The court found that an objective observer could conclude that racial bias was a factor in the jury’s final award, and ordered the lower court to consider a new trial. It further stated that the prevailing party had the burden of proving racism was not a factor in the verdict.
Robnett said the Henderson decision seems to prohibit some established legal tactics used in cross-examination, based on the race of the different parties in the case. “It seemed to me in reading Henderson that they were disfavoring or prohibiting some kind of standard legal arguments – like that the plaintiff might have a financial motive to embellish their injury,” she said.
The decision has been blasted in conservative media as unworkable. But supporters call the court’s efforts to address racial bias “revolutionary,” and say other states are poised to follow.
Robert Chang is a law professor and executive director of the Korematsu Center for Law and Equality at Seattle University. He said the court’s expansion of the “objective observer” standard is an important new strategy to address implicit racial bias throughout the court system.
Chang said, “It’s fascinating to see how the court has said, ‘Well, if this is a standard that makes sense in this context, with the exercise of peremptory challenges [of jurors], might it apply in other circumstances?’”
He added, “The idea here is if we allow proceedings where race played an improper role to continue, that person is not receiving fair treatment — that person is not receiving due process. So what do you do? You go back and they get to do it again, with due process.”
Chang said the California State Legislature already adopted Washington’s new “objective observer” test for jury selection.

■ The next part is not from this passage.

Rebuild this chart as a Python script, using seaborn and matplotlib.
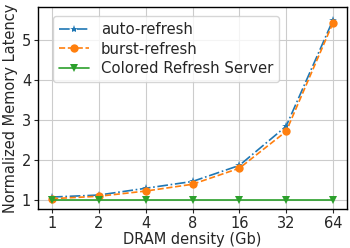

He’s hoping they’ll use it to look at questions of implicit bias in other settings, as Washington has done.
“I’ve been talking with advocates in California about the other ways that the ‘objective observer’ has been extended to address other areas of discrimination that operate in the criminal trial,” he said.
Chang said that these discussions are unfolding around the country. He noted that Arizona recently eliminated peremptory challenges (excluding a potential juror without citing a reason) in all jury trials, a change that Chief Justice González said he has long supported.
González said there is overwhelming acknowledgement that racial bias persists in the court system, but no universal agreement about how to address it. He said his court has the responsibility to initiate what he calls "hard discussions."
“I’m proud of our court for confronting it and dealing with it and discussing it, and I think what it’s led to is more discussions among attorneys, more training for judges and lawyers about implicit bias, and ways to eliminate and reduce it,” he said. “So I’m just glad that we’re engaging in that dialogue and not backing away from it.”
González said he’s not seeing lots of verdicts overturned by these new standards. Instead, he said lawyers in civil and criminal cases are changing their language and tactics to not run afoul of them.
In a statement provided to KUOW, the Washington Defense Trial Lawyers Association said it’s too soon to know the impact of the Henderson decision on other civil cases, adding that it “recognizes and respects the Washington State Supreme Court’s efforts to reduce the harmful effects of implicit bias in the jury system."
The statement continues, "Because Henderson was issued less than four months ago, its impact on future civil cases is unknown. Nonetheless, the WDTL is committed to working with all stakeholders in improving ways to remove all forms of bias from the jury system.”